Gold Faces Fourth Weekly Loss as Hawkish Fed Bets Strengthen Dollar
Gold prices are under significant pressure, heading toward their fourth consecutive weekly decline as a strengthening U.S. dollar and expectations of higher interest rates weigh on the precious metal. Investors are simultaneously navigating heightened geopolitical tensions in the Middle East and shifting demand patterns in Asia.
Hawkish Federal Reserve Outlook Drives Dollar Strength
The primary driver behind the current slump in gold is the rising expectation of a "hawkish" Federal Reserve. Recent economic data reveals that U.S. inflation climbed above 4.0% in May—the first time it has breached this level in three years—largely driven by rising energy costs linked to Middle East conflicts.

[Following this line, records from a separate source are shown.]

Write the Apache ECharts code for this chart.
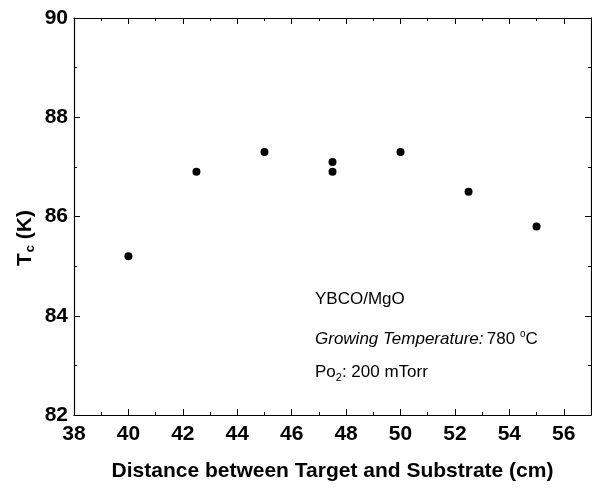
<!DOCTYPE html>
<html>
<head>
<meta charset="utf-8">
<script src="https://cdn.jsdelivr.net/npm/echarts@6/dist/echarts.min.js"></script>
<style>
  * { margin: 0; padding: 0; }
  html, body { background: #fff; }
  #chart { width: 592px; height: 488px; }
</style>
</head>
<body>
<div id="chart"></div>
<script>
// distance target-substrate (cm) and Tc (K)
var distance = [40, 42.5, 45, 47.5, 47.5, 50, 52.5, 55];
var tc = [85.2, 86.9, 87.3, 87.1, 86.9, 87.3, 86.5, 85.8];
var xTicks = [38, 40, 42, 44, 46, 48, 50, 52, 54, 56];
var yTicks = [82, 84, 86, 88, 90];

var points = distance.map(function (d, i) { return [d, tc[i]]; });

var chart = echarts.init(document.getElementById('chart'));
var labelFont = 'Liberation Sans, Arial, sans-serif';

function frameAxis(extra) {
  var base = {
    axisLine: { show: true, lineStyle: { color: '#000', width: 1.2 } },
    axisTick: { show: true, inside: true, length: 6, lineStyle: { color: '#000', width: 1 } },
    minorTick: { show: true, splitNumber: 2, length: 3, lineStyle: { color: '#000', width: 1 } },
    splitLine: { show: false },
    axisLabel: { show: false }
  };
  return Object.assign(base, extra);
}

var option = {
  animation: false,
  backgroundColor: '#fff',
  grid: { left: 74, right: 1, top: 18, bottom: 73, containLabel: false },
  xAxis: [
    frameAxis({
      type: 'value', min: 38, max: 57, interval: 2, position: 'bottom',
      axisLabel: {
        show: true, color: '#000', fontSize: 21, fontWeight: 'bold', fontFamily: labelFont,
        margin: 9, showMaxLabel: false,
        formatter: function (v) { return xTicks.indexOf(v) >= 0 ? String(v) : ''; }
      },
      name: 'Distance between Target and Substrate (cm)',
      nameLocation: 'middle', nameGap: 46,
      nameTextStyle: { color: '#000', fontSize: 21, fontWeight: 'bold', fontFamily: labelFont }
    }),
    frameAxis({ type: 'value', min: 38, max: 57, interval: 2, position: 'top' })
  ],
  yAxis: [
    frameAxis({
      type: 'value', min: 82, max: 90, interval: 2, position: 'left',
      axisLabel: {
        show: true, color: '#000', fontSize: 21, fontWeight: 'bold', fontFamily: labelFont,
        margin: 6,
        formatter: function (v) { return yTicks.indexOf(v) >= 0 ? String(v) : ''; }
      }
    }),
    frameAxis({ type: 'value', min: 82, max: 90, interval: 2, position: 'right' })
  ],
  graphic: [
    {
      // y axis title, rotated
      type: 'text', x: 25, y: 238, rotation: Math.PI / 2,
      style: {
        text: '{b|T}{s|c}{b| (K)}',
        align: 'center', verticalAlign: 'middle',
        rich: {
          b: { fill: '#000', fontSize: 21, fontWeight: 'bold', fontFamily: labelFont },
          s: { fill: '#000', fontSize: 13, fontWeight: 'bold', fontFamily: labelFont, padding: [10, 0, 0, 1] }
        }
      }
    },
    {
      type: 'text', left: 315, top: 291,
      style: { text: 'YBCO/MgO', fill: '#000', fontSize: 17, fontFamily: labelFont }
    },
    {
      type: 'text', left: 315, top: 329,
      style: {
        text: '{i|Growing Temperature:} {n|780 }{u|o}{n|C}',
        rich: {
          i: { fill: '#000', fontSize: 17, fontStyle: 'italic', fontFamily: labelFont },
          n: { fill: '#000', fontSize: 17, fontFamily: labelFont },
          u: { fill: '#000', fontSize: 10, fontFamily: labelFont, padding: [0, 0, 10, 0] }
        }
      }
    },
    {
      type: 'text', left: 315, top: 364,
      style: {
        text: '{n|Po}{s|2}{n|: 200 mTorr}',
        rich: {
          n: { fill: '#000', fontSize: 17, fontFamily: labelFont },
          s: { fill: '#000', fontSize: 11, fontFamily: labelFont, padding: [10, 0, 0, 0] }
        }
      }
    }
  ],
  series: [{
    type: 'scatter',
    xAxisIndex: 0, yAxisIndex: 0,
    data: points,
    symbol: 'circle',
    symbolSize: 8,
    itemStyle: { color: '#000', opacity: 1 }
  }]
};

chart.setOption(option);
</script>
</body>
</html>
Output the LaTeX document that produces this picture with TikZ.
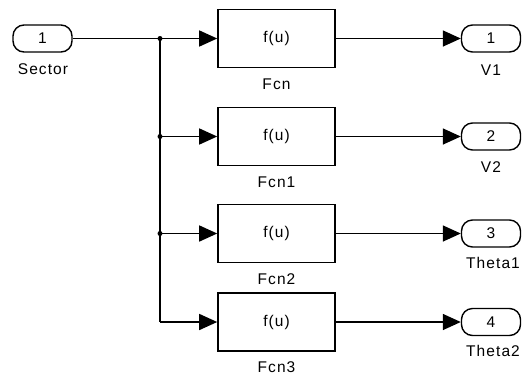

This inflationary surge has prompted cautious signals from key Fed officials. New York Fed President John Williams noted that while inflation may moderate, it remains too high, pushing back expectations for hitting the 2% target. Similarly, Chicago Fed President Austan Goolsbee indicated that underlying inflation pressures are still trending in the wrong direction. Consequently, traders are now pricing in three rate hikes this year, with a 63% probability of an increase coming in September, according to the CME FedWatch Tool. As the U.S. dollar index secures its second straight weekly gain, gold becomes increasingly expensive for international buyers, further dampening demand.
Geopolitical Tensions and the Strait of Hormuz
While geopolitical instability typically provides a tailwind for safe-haven assets like gold, the current market reaction is complex. Fears have been re-ignited regarding the fragility of the preliminary U.S.-Iran peace agreement following a reported attack on a vessel. This incident prompted the U.N. International Maritime Organization to pause its operations to escort ships through the sensitive Strait of Hormuz. However, these tensions have primarily functioned to push up energy prices and fuel inflation, which in turn reinforces the Fed's need to maintain higher interest rates, indirectly hurting gold prices.
Shifting Demand: A Look at China and Silver
The bullion market is also seeing a notable contraction in physical demand from major players. Data from the Hong Kong Census and Statistics Department indicates a sharp decline in China's net gold imports via Hong Kong. In May, imports fell to 53.674 metric tons, representing a massive 38% month-on-month drop from the 86.715 tons recorded in April.
The broader precious metals complex is following a similar downward trend. Spot silver slipped 0.2% to $57.77 per ounce, and despite minor fluctuations in platinum and palladium, all major metals are currently on track for weekly losses.
Key Takeaways
- Monetary Policy Pressure: Anticipation of three Fed rate hikes this year and a 63% chance of a September hike are boosting the U.S. dollar and weighing on gold.
- Inflationary Headwinds: U.S. inflation has risen above 4.0% for the first time in three years, driven by Middle East-related energy price spikes.
- Declining Asian Demand: China's net gold imports through Hong Kong saw a significant 38% month-on-month contraction in May.